- YOUR TASK: Starting at the line that contains "Write the D3.js code for this chart." and stopping at the line that contains "var yTicks = [0, -0.1, -0.2, -0.3, -0.4, -0.5, -0.6];", repeat every line exactly, the two end lines included, and nothing else.

- EXERCISE MATERIAL:
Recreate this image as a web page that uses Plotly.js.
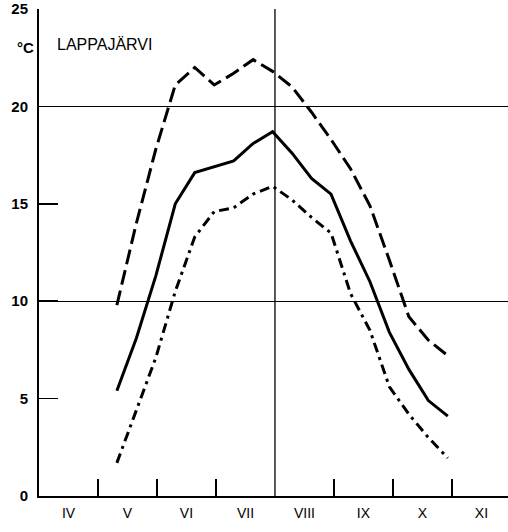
...
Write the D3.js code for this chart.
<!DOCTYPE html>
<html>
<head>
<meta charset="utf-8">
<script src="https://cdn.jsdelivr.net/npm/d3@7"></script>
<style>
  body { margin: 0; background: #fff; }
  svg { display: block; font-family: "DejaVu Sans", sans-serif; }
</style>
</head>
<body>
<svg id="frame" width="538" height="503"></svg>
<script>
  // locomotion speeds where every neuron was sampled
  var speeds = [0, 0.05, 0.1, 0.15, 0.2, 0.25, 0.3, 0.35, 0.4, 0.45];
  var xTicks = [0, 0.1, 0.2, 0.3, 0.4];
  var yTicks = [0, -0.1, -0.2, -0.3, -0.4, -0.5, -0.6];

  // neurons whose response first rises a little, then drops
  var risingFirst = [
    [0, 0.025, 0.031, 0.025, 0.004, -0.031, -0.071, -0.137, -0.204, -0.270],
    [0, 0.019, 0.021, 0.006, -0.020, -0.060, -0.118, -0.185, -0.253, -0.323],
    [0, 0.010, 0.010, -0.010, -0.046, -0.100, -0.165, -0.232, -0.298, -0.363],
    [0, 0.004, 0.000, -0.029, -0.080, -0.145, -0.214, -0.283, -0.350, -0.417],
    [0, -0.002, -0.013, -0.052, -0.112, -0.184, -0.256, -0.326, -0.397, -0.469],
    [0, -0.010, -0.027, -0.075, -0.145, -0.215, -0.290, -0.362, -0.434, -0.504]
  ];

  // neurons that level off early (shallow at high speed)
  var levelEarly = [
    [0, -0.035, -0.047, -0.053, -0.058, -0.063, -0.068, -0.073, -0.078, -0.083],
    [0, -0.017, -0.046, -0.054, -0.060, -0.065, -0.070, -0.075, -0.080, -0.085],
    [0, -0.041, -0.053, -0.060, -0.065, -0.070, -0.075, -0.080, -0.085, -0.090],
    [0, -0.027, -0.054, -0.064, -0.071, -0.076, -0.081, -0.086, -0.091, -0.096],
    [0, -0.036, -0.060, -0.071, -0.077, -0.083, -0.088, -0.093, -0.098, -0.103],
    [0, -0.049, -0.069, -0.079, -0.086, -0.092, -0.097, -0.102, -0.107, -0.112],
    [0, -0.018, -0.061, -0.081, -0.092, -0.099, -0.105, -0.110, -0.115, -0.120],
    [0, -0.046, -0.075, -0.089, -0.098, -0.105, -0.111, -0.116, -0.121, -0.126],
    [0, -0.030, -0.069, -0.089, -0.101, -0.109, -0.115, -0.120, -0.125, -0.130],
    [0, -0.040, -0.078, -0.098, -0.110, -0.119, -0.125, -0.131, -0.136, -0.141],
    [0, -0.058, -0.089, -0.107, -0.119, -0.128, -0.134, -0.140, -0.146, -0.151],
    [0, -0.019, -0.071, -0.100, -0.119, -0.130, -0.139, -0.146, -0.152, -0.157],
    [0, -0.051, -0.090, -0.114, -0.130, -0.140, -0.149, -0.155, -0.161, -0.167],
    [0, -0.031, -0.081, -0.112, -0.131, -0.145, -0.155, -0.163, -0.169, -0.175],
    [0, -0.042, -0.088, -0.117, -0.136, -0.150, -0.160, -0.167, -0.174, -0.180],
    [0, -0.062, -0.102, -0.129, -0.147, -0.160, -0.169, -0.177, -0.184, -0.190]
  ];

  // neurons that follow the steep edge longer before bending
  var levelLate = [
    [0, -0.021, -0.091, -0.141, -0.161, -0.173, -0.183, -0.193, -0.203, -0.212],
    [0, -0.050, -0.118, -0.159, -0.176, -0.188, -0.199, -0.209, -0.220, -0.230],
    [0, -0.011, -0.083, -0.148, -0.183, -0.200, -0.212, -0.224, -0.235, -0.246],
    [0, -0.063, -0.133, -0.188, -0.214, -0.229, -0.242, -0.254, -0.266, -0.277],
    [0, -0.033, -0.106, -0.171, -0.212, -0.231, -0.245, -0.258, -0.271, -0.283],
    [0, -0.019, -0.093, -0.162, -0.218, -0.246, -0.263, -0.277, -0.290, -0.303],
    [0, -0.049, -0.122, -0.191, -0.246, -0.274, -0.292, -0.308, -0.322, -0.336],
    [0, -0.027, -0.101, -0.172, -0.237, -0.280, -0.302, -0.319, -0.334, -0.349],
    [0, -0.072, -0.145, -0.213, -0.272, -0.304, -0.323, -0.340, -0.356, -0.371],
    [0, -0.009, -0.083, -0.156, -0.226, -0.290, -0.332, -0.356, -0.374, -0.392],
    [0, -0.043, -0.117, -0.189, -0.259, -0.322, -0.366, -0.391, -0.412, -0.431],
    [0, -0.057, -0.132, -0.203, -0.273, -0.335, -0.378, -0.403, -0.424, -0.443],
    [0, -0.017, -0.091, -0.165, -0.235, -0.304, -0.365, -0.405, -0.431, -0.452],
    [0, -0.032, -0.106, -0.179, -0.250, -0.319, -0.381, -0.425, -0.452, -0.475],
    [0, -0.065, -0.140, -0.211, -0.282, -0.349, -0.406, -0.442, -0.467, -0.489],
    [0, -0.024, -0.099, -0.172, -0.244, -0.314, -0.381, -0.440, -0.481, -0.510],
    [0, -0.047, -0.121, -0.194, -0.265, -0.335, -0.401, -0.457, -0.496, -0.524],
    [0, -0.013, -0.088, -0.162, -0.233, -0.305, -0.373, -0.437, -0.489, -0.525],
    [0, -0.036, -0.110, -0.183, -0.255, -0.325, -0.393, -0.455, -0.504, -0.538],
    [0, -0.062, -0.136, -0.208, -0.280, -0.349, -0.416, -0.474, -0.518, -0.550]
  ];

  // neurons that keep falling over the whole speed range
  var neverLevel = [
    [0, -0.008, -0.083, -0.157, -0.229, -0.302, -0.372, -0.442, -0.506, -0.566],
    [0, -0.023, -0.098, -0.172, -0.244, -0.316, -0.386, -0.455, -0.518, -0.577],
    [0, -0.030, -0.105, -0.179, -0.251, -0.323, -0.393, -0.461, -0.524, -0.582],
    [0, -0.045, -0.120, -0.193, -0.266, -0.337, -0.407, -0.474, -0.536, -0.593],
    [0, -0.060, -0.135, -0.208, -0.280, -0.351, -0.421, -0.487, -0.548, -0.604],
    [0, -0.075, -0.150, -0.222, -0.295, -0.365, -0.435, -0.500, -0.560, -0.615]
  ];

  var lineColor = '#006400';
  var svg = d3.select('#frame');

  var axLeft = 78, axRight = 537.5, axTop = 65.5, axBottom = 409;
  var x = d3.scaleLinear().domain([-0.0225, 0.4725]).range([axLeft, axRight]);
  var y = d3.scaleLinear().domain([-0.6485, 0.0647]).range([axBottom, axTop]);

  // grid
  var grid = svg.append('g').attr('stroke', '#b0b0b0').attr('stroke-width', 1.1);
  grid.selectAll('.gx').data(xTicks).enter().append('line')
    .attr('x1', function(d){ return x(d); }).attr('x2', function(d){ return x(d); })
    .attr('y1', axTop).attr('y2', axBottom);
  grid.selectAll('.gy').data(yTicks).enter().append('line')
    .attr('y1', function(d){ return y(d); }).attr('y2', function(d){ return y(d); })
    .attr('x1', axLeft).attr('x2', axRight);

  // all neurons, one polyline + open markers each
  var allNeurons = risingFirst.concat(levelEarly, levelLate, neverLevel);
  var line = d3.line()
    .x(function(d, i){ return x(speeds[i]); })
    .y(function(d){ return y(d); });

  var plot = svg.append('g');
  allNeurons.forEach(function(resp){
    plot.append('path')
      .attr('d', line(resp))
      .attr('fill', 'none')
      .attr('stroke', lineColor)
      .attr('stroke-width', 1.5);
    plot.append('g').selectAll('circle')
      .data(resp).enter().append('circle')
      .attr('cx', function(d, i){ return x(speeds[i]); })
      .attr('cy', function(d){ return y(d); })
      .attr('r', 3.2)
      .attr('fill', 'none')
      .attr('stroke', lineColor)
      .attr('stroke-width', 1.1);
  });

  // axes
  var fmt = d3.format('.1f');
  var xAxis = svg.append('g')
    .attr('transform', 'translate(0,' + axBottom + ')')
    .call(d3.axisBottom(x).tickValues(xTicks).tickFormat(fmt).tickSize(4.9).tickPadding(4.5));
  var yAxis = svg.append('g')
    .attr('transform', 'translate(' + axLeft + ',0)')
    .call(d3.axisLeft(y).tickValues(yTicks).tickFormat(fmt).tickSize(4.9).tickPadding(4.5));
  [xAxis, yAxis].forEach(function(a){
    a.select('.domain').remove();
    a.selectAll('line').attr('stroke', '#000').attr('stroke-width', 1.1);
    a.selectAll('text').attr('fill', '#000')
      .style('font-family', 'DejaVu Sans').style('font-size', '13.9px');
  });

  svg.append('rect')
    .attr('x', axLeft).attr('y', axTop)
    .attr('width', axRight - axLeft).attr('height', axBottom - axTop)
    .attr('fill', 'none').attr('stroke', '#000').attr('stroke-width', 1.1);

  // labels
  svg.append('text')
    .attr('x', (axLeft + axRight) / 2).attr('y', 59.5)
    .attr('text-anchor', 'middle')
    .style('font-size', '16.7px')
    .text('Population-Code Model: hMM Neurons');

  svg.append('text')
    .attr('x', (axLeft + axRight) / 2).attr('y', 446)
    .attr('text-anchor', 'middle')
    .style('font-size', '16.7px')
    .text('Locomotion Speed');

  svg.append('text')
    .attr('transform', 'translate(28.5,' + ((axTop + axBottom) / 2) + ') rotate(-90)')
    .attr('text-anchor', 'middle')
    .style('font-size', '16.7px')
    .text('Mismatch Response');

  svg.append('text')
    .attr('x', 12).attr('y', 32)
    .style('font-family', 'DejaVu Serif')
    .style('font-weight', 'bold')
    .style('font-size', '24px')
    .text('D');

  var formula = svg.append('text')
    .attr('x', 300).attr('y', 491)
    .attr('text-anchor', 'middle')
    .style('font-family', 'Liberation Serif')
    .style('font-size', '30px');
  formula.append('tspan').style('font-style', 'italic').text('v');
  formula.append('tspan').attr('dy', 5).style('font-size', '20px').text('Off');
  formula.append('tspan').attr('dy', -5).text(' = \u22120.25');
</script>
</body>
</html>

- TASK RESPONSE:
Write the D3.js code for this chart.
<!DOCTYPE html>
<html>
<head>
<meta charset="utf-8">
<script src="https://cdn.jsdelivr.net/npm/d3@7"></script>
<style>
  body { margin: 0; background: #fff; }
  svg { display: block; font-family: "DejaVu Sans", sans-serif; }
</style>
</head>
<body>
<svg id="frame" width="538" height="503"></svg>
<script>
  // locomotion speeds where every neuron was sampled
  var speeds = [0, 0.05, 0.1, 0.15, 0.2, 0.25, 0.3, 0.35, 0.4, 0.45];
  var xTicks = [0, 0.1, 0.2, 0.3, 0.4];
  var yTicks = [0, -0.1, -0.2, -0.3, -0.4, -0.5, -0.6];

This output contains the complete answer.